■ **To be done**
Return the lines below exactly, from the first line to the line that contains "4800, 4900, 5000];". Leave out pictures.
[Start Record set]
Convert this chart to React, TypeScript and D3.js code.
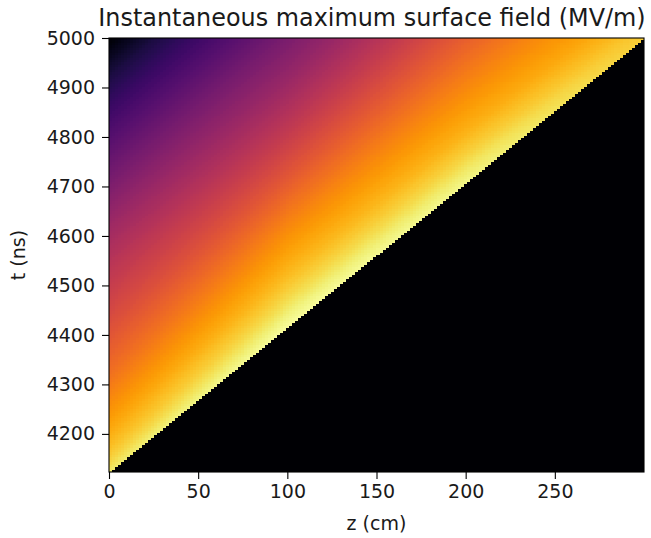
import React, { useEffect, useRef, useState } from 'react';
import * as d3 from 'd3';

// Axis ticks
const zTicks = [0, 50, 100, 150, 200, 250];
const tTicks = [4200, 4300, 4400, 4500, 4600, 4700, 4800, 4900, 5000];

// Extent of the map (cm, ns)
const zRange = [0, 300];
const tRange = [4123, 5000];

// Arrival time of the front at both ends of the structure
const frontZ = [0, 300];
const frontT = [4123, 5000];

// Simulation grid (one time step per cell along z, so the front is a clean staircase)
const nZ = 178;
const nT = 178;

// Normalised field level behind the front, sampled vs. lag time (ns) at a few z positions
const lagNs = [0, 25, 50, 100, 200, 300, 400, 500, 600, 700, 800, 877];
const profileZ = [0, 100, 200, 300];
const levelAtZ0 = [0.94, 0.89, 0.85, 0.79, 0.68, 0.59, 0.51, 0.42, 0.32, 0.22, 0.11, 0.0];
const levelAtZ100 = [0.99, 0.96, 0.92, 0.85, 0.74, 0.62, 0.51, 0.41, 0.32, 0.22, 0.11, 0.0];
const levelAtZ200 = [0.97, 0.94, 0.9, 0.83, 0.73, 0.63, 0.53, 0.43, 0.33, 0.23, 0.12, 0.0];
const levelAtZ300 = [0.88, 0.86, 0.83, 0.78, 0.7, 0.61, 0.52, 0.43, 0.33, 0.23, 0.12, 0.0];

const W = 651;
const H = 538;
const margin = { left: 109, top: 38, right: 7, bottom: 66 };
const pw = W - margin.left - margin.right;
const ph = H - margin.top - margin.bottom;
const FONT = 'DejaVu Sans, sans-serif';

export default function App() {
  const xAxisRef = useRef<SVGGElement>(null);
  const yAxisRef = useRef<SVGGElement>(null);
  const [href, setHref] = useState<string>('');

  const x = d3.scaleLinear().domain(zRange).range([0, pw]);
  const y = d3.scaleLinear().domain(tRange).range([ph, 0]);

  useEffect(() => {
    const profiles = [levelAtZ0, levelAtZ100, levelAtZ200, levelAtZ300].map((lv) =>
      d3.scaleLinear().domain(lagNs).range(lv).clamp(true)
    );
    const front = d3.scaleLinear().domain(frontZ).range(frontT);
    const color = d3.scaleSequential(d3.interpolateInferno).domain([0, 1]);
    const lut = d3.range(256).map((i) => d3.rgb(color(i / 255)));

    const dz = (zRange[1] - zRange[0]) / nZ;
    const dt = (tRange[1] - tRange[0]) / nT;

    // field level for each grid cell
    const cells = new Float32Array(nZ * nT);
    for (let i = 0; i < nZ; i++) {
      const zc = zRange[0] + (i + 0.5) * dz;
      let k = d3.bisectRight(profileZ, zc) - 1;
      k = Math.max(0, Math.min(profileZ.length - 2, k));
      const f = (zc - profileZ[k]) / (profileZ[k + 1] - profileZ[k]);
      for (let j = 0; j < nT; j++) {
        const tc = tRange[0] + (j + 0.5) * dt;
        const lag = tc - front(zc);
        let v = 0;
        if (lag >= -1e-6) {
          const l = Math.max(0, lag);
          v = profiles[k](l) * (1 - f) + profiles[k + 1](l) * f;
        }
        cells[i * nT + j] = v;
      }
    }

    const canvas = document.createElement('canvas');
    canvas.width = pw;
    canvas.height = ph;
    const ctx = canvas.getContext('2d')!;
    const img = ctx.createImageData(pw, ph);
    for (let py = 0; py < ph; py++) {
      const t = y.invert(py + 0.5);
      const j = Math.max(0, Math.min(nT - 1, Math.floor((t - tRange[0]) / dt)));
      for (let px = 0; px < pw; px++) {
        const z = x.invert(px + 0.5);
        const i = Math.max(0, Math.min(nZ - 1, Math.floor((z - zRange[0]) / dz)));
        const v = cells[i * nT + j];
        const c = lut[Math.round(Math.max(0, Math.min(1, v)) * 255)];
        const o = (py * pw + px) * 4;
        img.data[o] = c.r;
        img.data[o + 1] = c.g;
        img.data[o + 2] = c.b;
        img.data[o + 3] = 255;
      }
    }
    ctx.putImageData(img, 0, 0);
    setHref(canvas.toDataURL());

    const fmt = d3.format('d');
    const xa = d3.axisBottom(x).tickValues(zTicks).tickFormat(fmt as any).tickSize(7).tickSizeOuter(0).tickPadding(6);
    const ya = d3.axisLeft(y).tickValues(tTicks).tickFormat(fmt as any).tickSize(7).tickSizeOuter(0).tickPadding(7);
    const gx = d3.select(xAxisRef.current!).call(xa as any);
    const gy = d3.select(yAxisRef.current!).call(ya as any);
    [gx, gy].forEach((g) => {
      g.select('.domain').remove();
      g.selectAll('.tick line').attr('stroke', '#000').attr('stroke-width', 1.1);
      g.selectAll('.tick text')
        .attr('fill', '#1a1a1a')
        .style('font-family', FONT)
        .style('font-size', '19px');
    });
  }, []);

  return (
    <svg
      width={W}
      height={H}
      style={{ position: 'fixed', left: 0, top: 0, background: '#fff' }}
      fontFamily={FONT}
    >
      <text x={372} y={26} textAnchor="middle" fontSize={23.9} fill="#1a1a1a">
        Instantaneous maximum surface field (MV/m)
      </text>
      <g transform={`translate(${margin.left},${margin.top})`}>
        {href && (
          <image href={href} x={0} y={0} width={pw} height={ph} preserveAspectRatio="none" />
        )}
        <rect x={0} y={0} width={pw} height={ph} fill="none" stroke="#000" strokeWidth={1.1} />
        <g ref={xAxisRef} transform={`translate(0,${ph})`} />
        <g ref={yAxisRef} />
        <text x={pw / 2} y={ph + 58} textAnchor="middle" fontSize={19} fill="#1a1a1a">
          z (cm)
        </text>
        <text
          transform={`translate(${-84},${ph / 2}) rotate(-90)`}
          textAnchor="middle"
          fontSize={19}
          fill="#1a1a1a"
        >
          t (ns)
        </text>
      </g>
    </svg>
  );
}
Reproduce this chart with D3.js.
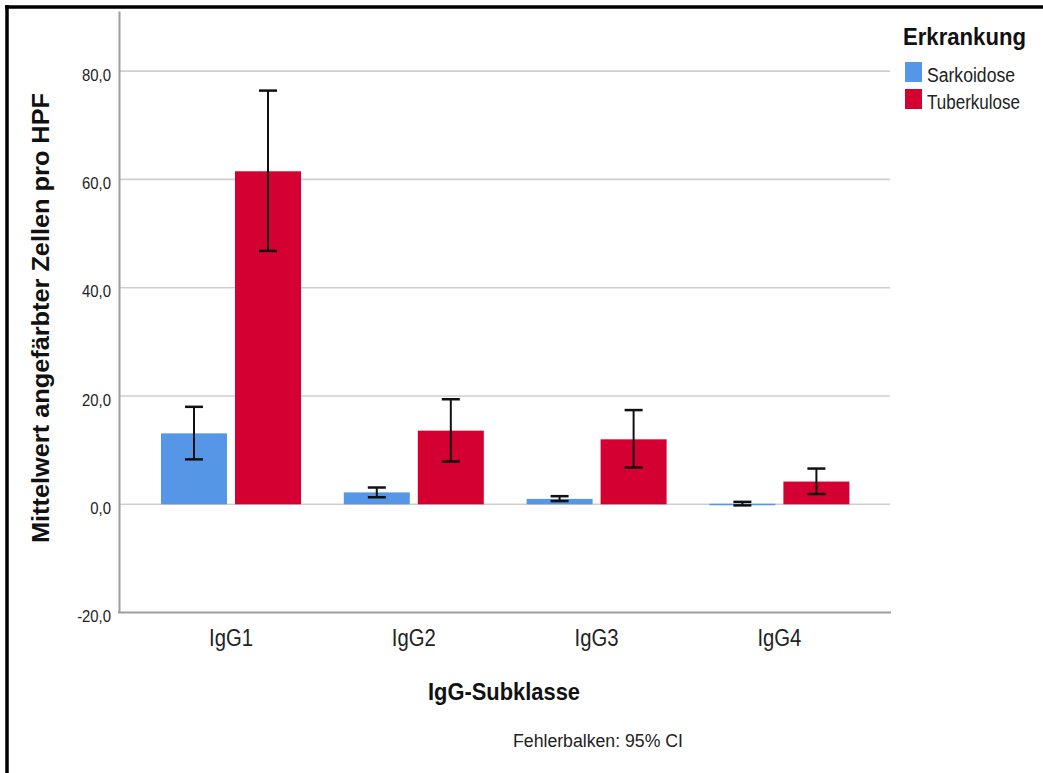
<!DOCTYPE html>
<html>
<head>
<meta charset="utf-8">
<script src="https://cdn.jsdelivr.net/npm/d3@7/dist/d3.min.js"></script>
<style>
  html, body { margin: 0; padding: 0; background: #fff; }
  svg { display: block; font-family: "Liberation Sans", Arial, sans-serif; }
</style>
</head>
<body>
<svg id="chart" width="1043" height="773"></svg>
<script>
// IgG subclasses on the x axis
const categories = ["IgG1", "IgG2", "IgG3", "IgG4"];
// Disease groups (legend)
const series = ["Sarkoidose", "Tuberkulose"];
// Mean number of stained cells per HPF
const sarkoidoseMean = [13.1, 2.2, 1.0, 0.1];
const tuberkuloseMean = [61.5, 13.6, 12.0, 4.2];
// 95% confidence interval bounds
const sarkoidoseLow = [8.3, 1.3, 0.6, -0.2];
const sarkoidoseHigh = [18.0, 3.1, 1.5, 0.45];
const tuberkuloseLow = [46.8, 7.9, 6.8, 1.9];
const tuberkuloseHigh = [76.4, 19.4, 17.4, 6.6];
// Y axis ticks
const yTicks = [-20, 0, 20, 40, 60, 80];

const colors = { Sarkoidose: "#5596e6", Tuberkulose: "#d50032" };

const rows = categories.map((c, i) => ({
  cat: c,
  values: [
    { s: "Sarkoidose", mean: sarkoidoseMean[i], lo: sarkoidoseLow[i], hi: sarkoidoseHigh[i] },
    { s: "Tuberkulose", mean: tuberkuloseMean[i], lo: tuberkuloseLow[i], hi: tuberkuloseHigh[i] }
  ]
}));

const svg = d3.select("#chart");

// Outer frame (top and left edges)
svg.append("line").attr("x1", 5).attr("x2", 1043).attr("y1", 7).attr("y2", 7)
  .attr("stroke", "#000").attr("stroke-width", 3.5);
svg.append("line").attr("x1", 7).attr("x2", 7).attr("y1", 5).attr("y2", 773)
  .attr("stroke", "#000").attr("stroke-width", 3.5);

const plotLeft = 119, plotRight = 891;
const y = d3.scaleLinear().domain([-20, 91.1]).range([612.6, 11]);

const x0 = d3.scaleBand().domain(categories).range([139.6, 870.8])
  .paddingInner(0.234).paddingOuter(0.117);
const x1 = d3.scaleBand().domain(series).range([0, x0.bandwidth()]).paddingInner(0.108);

// Gridlines
svg.append("g").selectAll("line")
  .data(yTicks.filter(t => t > -20))
  .join("line")
  .attr("x1", plotLeft).attr("x2", plotRight - 1)
  .attr("y1", d => y(d)).attr("y2", d => y(d))
  .attr("stroke", "#cfcfcf").attr("stroke-width", 1.6);

// Y axis with tick labels (decimal comma, plain hyphen for negatives)
const fmt = d => d.toFixed(1).replace(".", ",");
const yAxis = svg.append("g")
  .attr("transform", `translate(${plotLeft},0)`)
  .call(d3.axisLeft(y).tickValues(yTicks).tickFormat(fmt).tickSize(0).tickPadding(8));
yAxis.select(".domain").attr("stroke", "#9e9e9e").attr("stroke-width", 2);
yAxis.selectAll("text")
  .attr("font-size", 16.5).attr("fill", "#222").attr("font-family", "Liberation Sans, Arial, sans-serif")
  .attr("dy", "0.55em")
  .each(function () {
    const w = this.getComputedTextLength();
    d3.select(this).attr("textLength", w * 0.9).attr("lengthAdjust", "spacingAndGlyphs");
  });

// X axis line
svg.append("line")
  .attr("x1", plotLeft - 1).attr("x2", plotRight)
  .attr("y1", y(-20)).attr("y2", y(-20))
  .attr("stroke", "#9e9e9e").attr("stroke-width", 2);

// Bars
const groups = svg.append("g").selectAll("g")
  .data(rows).join("g")
  .attr("transform", d => `translate(${x0(d.cat)},0)`);

groups.selectAll("rect")
  .data(d => d.values).join("rect")
  .attr("x", d => x1(d.s))
  .attr("width", x1.bandwidth())
  .attr("y", d => Math.min(y(d.mean), y(0)))
  .attr("height", d => Math.max(Math.abs(y(0) - y(d.mean)), 1.5))
  .attr("fill", d => colors[d.s]);

// Error bars (95% CI)
const capW = 18;
const eb = groups.selectAll("g.err")
  .data(d => d.values).join("g").attr("class", "err");
eb.append("line")
  .attr("x1", d => x1(d.s) + x1.bandwidth() / 2).attr("x2", d => x1(d.s) + x1.bandwidth() / 2)
  .attr("y1", d => y(d.hi)).attr("y2", d => y(d.lo))
  .attr("stroke", "#111").attr("stroke-width", 2);
eb.append("line")
  .attr("x1", d => x1(d.s) + x1.bandwidth() / 2 - capW / 2).attr("x2", d => x1(d.s) + x1.bandwidth() / 2 + capW / 2)
  .attr("y1", d => y(d.hi)).attr("y2", d => y(d.hi))
  .attr("stroke", "#111").attr("stroke-width", 2.5);
eb.append("line")
  .attr("x1", d => x1(d.s) + x1.bandwidth() / 2 - capW / 2).attr("x2", d => x1(d.s) + x1.bandwidth() / 2 + capW / 2)
  .attr("y1", d => y(d.lo)).attr("y2", d => y(d.lo))
  .attr("stroke", "#111").attr("stroke-width", 2.5);

// Category labels
svg.append("g").selectAll("text")
  .data(categories).join("text")
  .attr("x", d => x0(d) + x0.bandwidth() / 2)
  .attr("y", 646)
  .attr("text-anchor", "middle")
  .attr("font-size", 23).attr("fill", "#222")
  .attr("textLength", 44).attr("lengthAdjust", "spacingAndGlyphs")
  .text(d => d);

// Axis titles
svg.append("text")
  .attr("x", 504).attr("y", 700).attr("text-anchor", "middle")
  .attr("font-size", 23).attr("font-weight", "bold").attr("fill", "#111")
  .attr("textLength", 152).attr("lengthAdjust", "spacingAndGlyphs")
  .text("IgG-Subklasse");

svg.append("text")
  .attr("transform", "translate(49,318) rotate(-90)")
  .attr("text-anchor", "middle")
  .attr("font-size", 24).attr("font-weight", "bold").attr("fill", "#111")
  .attr("textLength", 450).attr("lengthAdjust", "spacingAndGlyphs")
  .text("Mittelwert angefärbter Zellen pro HPF");

svg.append("text")
  .attr("x", 598).attr("y", 747).attr("text-anchor", "middle")
  .attr("font-size", 18).attr("fill", "#222")
  .attr("textLength", 170).attr("lengthAdjust", "spacingAndGlyphs")
  .text("Fehlerbalken: 95% CI");

// Legend
const legend = svg.append("g");
legend.append("text")
  .attr("x", 903).attr("y", 45)
  .attr("font-size", 23).attr("font-weight", "bold").attr("fill", "#111")
  .attr("textLength", 123).attr("lengthAdjust", "spacingAndGlyphs")
  .text("Erkrankung");
const legendWidths = [88, 93];
const li = legend.selectAll("g.item").data(series).join("g").attr("class", "item")
  .attr("transform", (d, i) => `translate(905,${62 + i * 27})`);
li.append("rect").attr("width", 17).attr("height", 20).attr("fill", d => colors[d]);
li.append("text")
  .attr("x", 22).attr("y", 20)
  .attr("font-size", 20).attr("fill", "#222")
  .attr("textLength", (d, i) => legendWidths[i]).attr("lengthAdjust", "spacingAndGlyphs")
  .text(d => d);
</script>
</body>
</html>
[End Record set]
■ **Result of this task**
Convert this chart to React, TypeScript and D3.js code.
import React, { useEffect, useRef, useState } from 'react';
import * as d3 from 'd3';

// Axis ticks
const zTicks = [0, 50, 100, 150, 200, 250];
const tTicks = [4200, 4300, 4400, 4500, 4600, 4700, 4800, 4900, 5000];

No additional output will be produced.